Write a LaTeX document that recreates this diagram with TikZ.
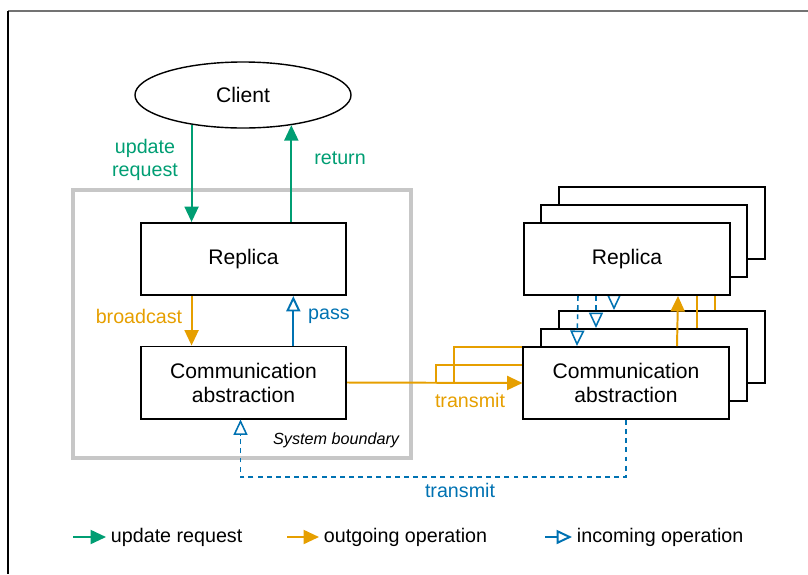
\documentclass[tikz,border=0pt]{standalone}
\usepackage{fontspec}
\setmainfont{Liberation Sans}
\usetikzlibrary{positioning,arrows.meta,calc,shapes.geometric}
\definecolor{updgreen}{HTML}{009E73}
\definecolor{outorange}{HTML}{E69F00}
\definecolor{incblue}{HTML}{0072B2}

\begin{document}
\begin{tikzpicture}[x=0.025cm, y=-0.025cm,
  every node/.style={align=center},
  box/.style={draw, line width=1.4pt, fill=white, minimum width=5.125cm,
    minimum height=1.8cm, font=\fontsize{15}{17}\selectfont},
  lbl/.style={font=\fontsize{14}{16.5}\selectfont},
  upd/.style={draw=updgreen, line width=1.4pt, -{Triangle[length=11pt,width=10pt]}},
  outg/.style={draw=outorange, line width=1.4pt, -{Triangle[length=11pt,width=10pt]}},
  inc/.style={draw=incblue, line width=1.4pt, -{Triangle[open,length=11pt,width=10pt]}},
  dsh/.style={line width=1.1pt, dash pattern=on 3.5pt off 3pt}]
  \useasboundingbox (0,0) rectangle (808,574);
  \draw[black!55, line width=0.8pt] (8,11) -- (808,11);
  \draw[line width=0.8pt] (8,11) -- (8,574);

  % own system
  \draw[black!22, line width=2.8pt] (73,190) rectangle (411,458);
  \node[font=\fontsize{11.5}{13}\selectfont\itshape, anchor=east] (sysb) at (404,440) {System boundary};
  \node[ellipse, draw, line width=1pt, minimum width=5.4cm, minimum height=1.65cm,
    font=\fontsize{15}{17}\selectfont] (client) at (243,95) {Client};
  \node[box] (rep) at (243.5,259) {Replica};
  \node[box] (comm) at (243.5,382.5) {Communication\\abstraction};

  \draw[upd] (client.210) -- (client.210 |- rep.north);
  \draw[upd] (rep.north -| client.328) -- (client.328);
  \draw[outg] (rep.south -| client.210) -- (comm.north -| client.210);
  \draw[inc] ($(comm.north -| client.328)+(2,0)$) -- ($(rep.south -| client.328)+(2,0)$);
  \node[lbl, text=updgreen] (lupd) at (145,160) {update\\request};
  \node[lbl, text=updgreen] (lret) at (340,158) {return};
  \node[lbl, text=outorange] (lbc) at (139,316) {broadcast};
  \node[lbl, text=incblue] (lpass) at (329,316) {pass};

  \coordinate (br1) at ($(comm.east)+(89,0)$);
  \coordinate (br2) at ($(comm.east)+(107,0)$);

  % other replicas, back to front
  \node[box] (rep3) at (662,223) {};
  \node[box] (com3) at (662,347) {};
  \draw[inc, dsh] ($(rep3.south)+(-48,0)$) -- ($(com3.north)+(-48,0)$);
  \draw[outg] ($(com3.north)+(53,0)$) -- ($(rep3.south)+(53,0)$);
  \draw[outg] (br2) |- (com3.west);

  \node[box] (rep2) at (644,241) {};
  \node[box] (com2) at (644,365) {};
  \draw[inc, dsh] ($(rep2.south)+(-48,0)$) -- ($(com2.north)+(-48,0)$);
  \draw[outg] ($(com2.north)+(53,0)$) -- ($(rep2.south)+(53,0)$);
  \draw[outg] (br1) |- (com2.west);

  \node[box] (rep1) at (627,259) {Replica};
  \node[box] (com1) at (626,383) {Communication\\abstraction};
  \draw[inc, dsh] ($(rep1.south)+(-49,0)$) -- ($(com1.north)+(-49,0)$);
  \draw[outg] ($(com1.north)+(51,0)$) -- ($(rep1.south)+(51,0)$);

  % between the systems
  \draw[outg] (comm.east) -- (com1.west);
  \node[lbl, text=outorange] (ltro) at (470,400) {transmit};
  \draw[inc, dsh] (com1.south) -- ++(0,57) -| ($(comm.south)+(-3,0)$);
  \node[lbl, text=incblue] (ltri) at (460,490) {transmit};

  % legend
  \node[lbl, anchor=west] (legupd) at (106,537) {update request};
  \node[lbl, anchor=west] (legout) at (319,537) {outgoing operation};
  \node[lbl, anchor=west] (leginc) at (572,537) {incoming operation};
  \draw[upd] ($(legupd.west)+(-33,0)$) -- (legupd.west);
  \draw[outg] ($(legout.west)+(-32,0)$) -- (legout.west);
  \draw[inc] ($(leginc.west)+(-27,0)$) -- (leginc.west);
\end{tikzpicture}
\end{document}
...
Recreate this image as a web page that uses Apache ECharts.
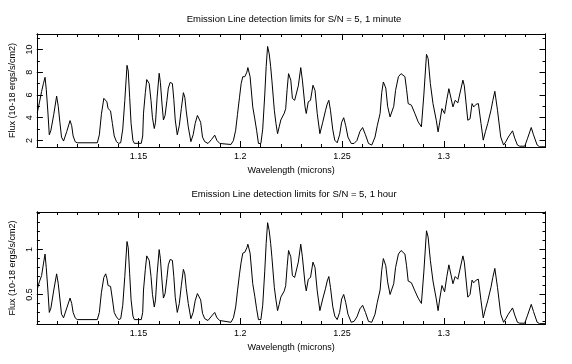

▸ **Directive**
From the line containing "Write a LaTeX" to the line containing "(8,11) -- (8,574);", both lines included, give the text again exactly, without any pictures.

▸ **Worked answer**
Write a LaTeX document that recreates this diagram with TikZ.
\documentclass[tikz,border=0pt]{standalone}
\usepackage{fontspec}
\setmainfont{Liberation Sans}
\usetikzlibrary{positioning,arrows.meta,calc,shapes.geometric}
\definecolor{updgreen}{HTML}{009E73}
\definecolor{outorange}{HTML}{E69F00}
\definecolor{incblue}{HTML}{0072B2}

\begin{document}
\begin{tikzpicture}[x=0.025cm, y=-0.025cm,
  every node/.style={align=center},
  box/.style={draw, line width=1.4pt, fill=white, minimum width=5.125cm,
    minimum height=1.8cm, font=\fontsize{15}{17}\selectfont},
  lbl/.style={font=\fontsize{14}{16.5}\selectfont},
  upd/.style={draw=updgreen, line width=1.4pt, -{Triangle[length=11pt,width=10pt]}},
  outg/.style={draw=outorange, line width=1.4pt, -{Triangle[length=11pt,width=10pt]}},
  inc/.style={draw=incblue, line width=1.4pt, -{Triangle[open,length=11pt,width=10pt]}},
  dsh/.style={line width=1.1pt, dash pattern=on 3.5pt off 3pt}]
  \useasboundingbox (0,0) rectangle (808,574);
  \draw[black!55, line width=0.8pt] (8,11) -- (808,11);
  \draw[line width=0.8pt] (8,11) -- (8,574);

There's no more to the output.